In the confined, dimly lit cabin of what appears to be a high-speed train—or perhaps a retrofitted emergency transport vehicle—the tension between Li Wei and Xiao Yu isn’t just emotional; it’s atmospheric. Every frame pulses with the weight of unsaid words, of decisions made in silence, of grief that hasn’t yet found its voice. Li Wei, wearing his black leather jacket like armor over a crisp blue shirt, sits rigidly at first—his hands restless, fingers tapping, then clenching, then reaching for his glasses as if they might shield him from the truth he’s about to confront. His expression shifts subtly across the sequence: frustration, disbelief, sorrow, and finally, a kind of exhausted resolve. He doesn’t shout. He doesn’t break down immediately. Instead, he *listens*—and that’s where the real drama unfolds.
Xiao Yu, in her black cap and matching leather jacket, carries herself like someone who’s been running on fumes for days. Her eyes are red-rimmed, her lips slightly parted—not from exhaustion alone, but from the effort of holding back tears while still trying to speak clearly. She doesn’t collapse into hysterics; she *argues*, she *pleads*, she *accuses*, all while maintaining eye contact, even when her voice cracks. There’s no melodrama here—just raw, human resistance to accepting loss. When she finally breaks, it’s not with a scream, but with a quiet sob as she leans into Li Wei’s embrace. And that hug? It’s not just comfort. It’s surrender. It’s the moment time itself seems to stutter—hence the title’s resonance: Time Reversal: Emergency Rescue isn’t about rewinding seconds on a watch; it’s about the psychological pause we grant ourselves when reality becomes too heavy to carry alone.
What makes this scene so gripping is how the director uses space. The narrow aisle, the overhead compartments, the faint glow of emergency signage—all compress the emotional field. There’s nowhere to run. No background noise to drown out the silence between their breaths. Even the camera work feels deliberate: tight close-ups on trembling hands, on the way Xiao Yu’s fingers grip Li Wei’s sleeve like an anchor, on the subtle shift in Li Wei’s posture as he moves from defensive to protective. At one point, he removes his glasses—not to wipe tears (though his eyes glisten), but to *see her better*, to strip away any barrier, however thin, between them. That gesture alone speaks volumes about his internal shift: from analyst to ally, from observer to participant in her pain.
Later, when he takes her hands—gently, firmly, almost reverently—it’s not just reassurance. It’s a silent vow. His wristwatch, visible in several shots, ticks steadily, a cruel reminder that time *is* moving forward, even when they wish it wouldn’t. Yet in that moment, the watch fades into the background. What matters is the warmth of skin on skin, the slight tremor in her fingers, the way he cups her palms as if they hold something irreplaceable. This isn’t romance in the conventional sense; it’s kinship forged in crisis. In Time Reversal: Emergency Rescue, love isn’t declared in grand gestures—it’s whispered in the space between heartbeats, in the way two people choose to stay present when every instinct screams to flee.

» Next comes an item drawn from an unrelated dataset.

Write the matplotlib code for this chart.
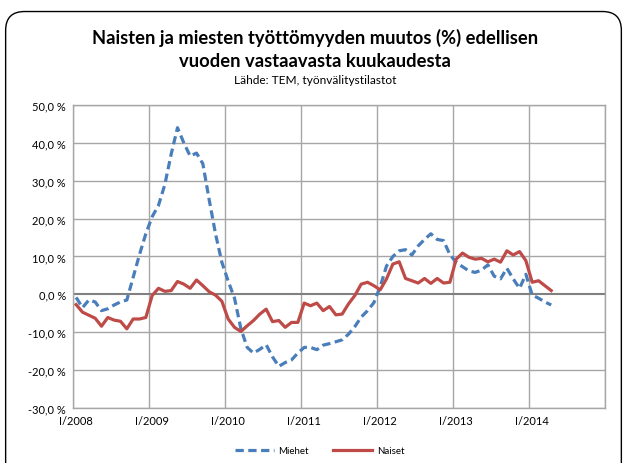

The final beat—Li Wei standing, a faint, bittersweet smile on his face as sparks or embers float through the air like falling stars—is haunting. Is it hope? Is it resignation? Or is it simply the acknowledgment that survival, after trauma, looks less like triumph and more like quiet endurance? The pink keychain dangling from Xiao Yu’s bag—a small, incongruous splash of color against the monochrome palette—suggests something personal, perhaps a token from someone they’ve lost. Its presence lingers in the frame long after the dialogue ends, a visual echo of memory. Time Reversal: Emergency Rescue doesn’t give us answers. It gives us questions—and the courage to sit with them, side by side, in the dark.